Now, I understand how people are upset with Vick if all this stuff is true. It was cruel to kill these dogs and hang them and electrocute them and this sort of thing. See, animals differ from human beings in the human psyche in that animals represent the essence of innocence, except pit bulls. One of the things that people are leaving out of this is a pit bull is not the essence of innocence. A pit bull is as much a predator as any dog you’re going to have could be. I’m not saying they need to be eliminated or killed, don’t misunderstand. I’m just saying we all have a tendency, we see a picture of animal and go, ooh, essence of innocence, like a baby. We feed pets. They can’t take care of themselves after we’ve domesticated them. They love us, give us unconditional love, how could you treat the essence of innocence that way? All fine and dandy, I understand that psychologically.

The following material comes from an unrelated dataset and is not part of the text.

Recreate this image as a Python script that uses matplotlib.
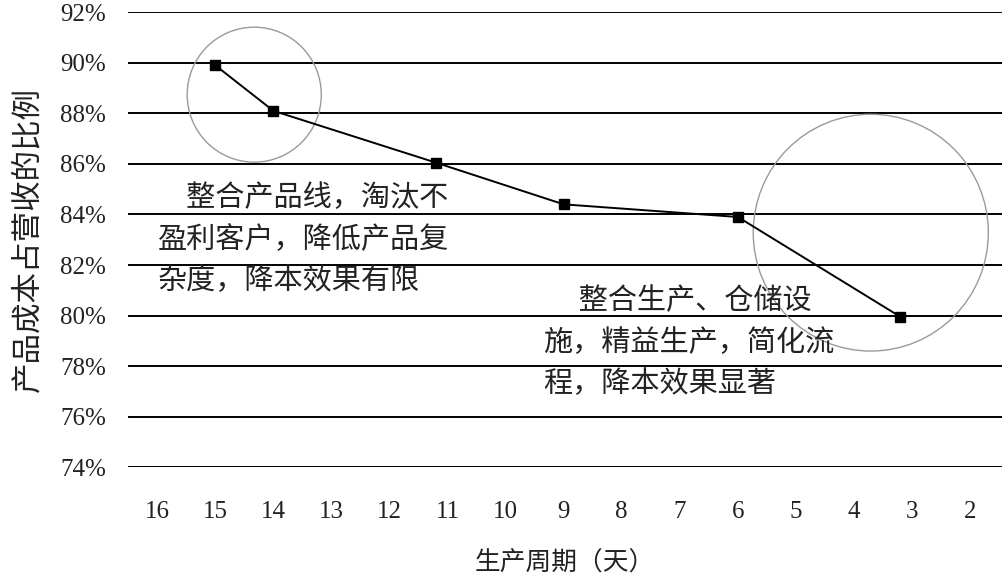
import matplotlib
matplotlib.use("Agg")
import matplotlib.pyplot as plt
from matplotlib.patches import Ellipse

plt.rcParams['font.family'] = ['Noto Sans CJK SC', 'DejaVu Sans']

# data
cycle_days = [15, 14, 11.2, 9, 6, 3.2]
cost_share = [89.9, 88.1, 86.05, 84.4, 83.9, 79.95]
x_ticks = list(range(16, 1, -1))
y_ticks = list(range(74, 93, 2))
y_labels = ['%d%%' % v for v in y_ticks]

note_left = '\u3000整合产品线，淘汰不\n盈利客户，降低产品复\n杂度，降本效果有限'
note_right = '\u3000 整合生产、仓储设\n施，精益生产，简化流\n程，降本效果显著'

fig = plt.figure(figsize=(10.02, 5.84), dpi=100)
ax = fig.add_axes([0.128, 0.2, 0.872, 0.779])

for v in y_ticks:
    ax.axhline(v, color='black', lw=1.4, zorder=1)

ax.plot(cycle_days, cost_share, color='black', lw=1.4, marker='s',
        markersize=7, markerfacecolor='black', zorder=3)

# the two highlight circles
ax.add_patch(Ellipse((14.33, 88.74), 2.31, 5.34, fill=False,
                     edgecolor='#9a9a9a', lw=1.0, zorder=2))
ax.add_patch(Ellipse((3.71, 83.28), 4.05, 9.37, fill=False,
                     edgecolor='#9a9a9a', lw=1.0, zorder=2))

ax.text(16.0, 83.0, note_left, fontsize=21, linespacing=1.5,
        va='center', ha='left', color='#222222', zorder=4)
ax.text(9.35, 78.92, note_right, fontsize=21, linespacing=1.5,
        va='center', ha='left', color='#222222', zorder=4)

ax.set_xlim(16.5, 1.45)
ax.set_ylim(74, 92)
ax.set_xticks(x_ticks)
ax.set_xticklabels([str(v) for v in x_ticks], fontfamily='Liberation Serif',
                   fontsize=18, color='#222222')
ax.set_yticks(y_ticks)
ax.set_yticklabels(y_labels, fontfamily='Liberation Serif',
                   fontsize=18, color='#222222')
ax.tick_params(axis='both', length=0)
ax.tick_params(axis='x', pad=24)
ax.tick_params(axis='y', pad=16)
for s in ax.spines.values():
    s.set_visible(False)

ax.set_xlabel('生产周期（天）', fontsize=18.5, labelpad=20, color='#222222')
ax.set_ylabel('产品成本占营收的比例', fontsize=22, labelpad=12, color='#222222')

fig.savefig('out.png', dpi=100)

But to have a major sports — what have I told you about these sports media? They’re as every bit as liberal as the news Drive-Bys are. To have a story here where Atlanta citizens are quoted as saying the Vick thing is far worse than the Ray Lewis thing, the wrestler thing, “Why, don’t get me wrong, it’s not really nothing, but I mean there was mental depression going on and so forth and so on.” The whole story, and we will link to it at, is just over the top. Atlanta reeling, Vick’s alleged crimes are worse than Ray Lewis and Chris Benoit. Just shows you how human life has been so devalued in our culture.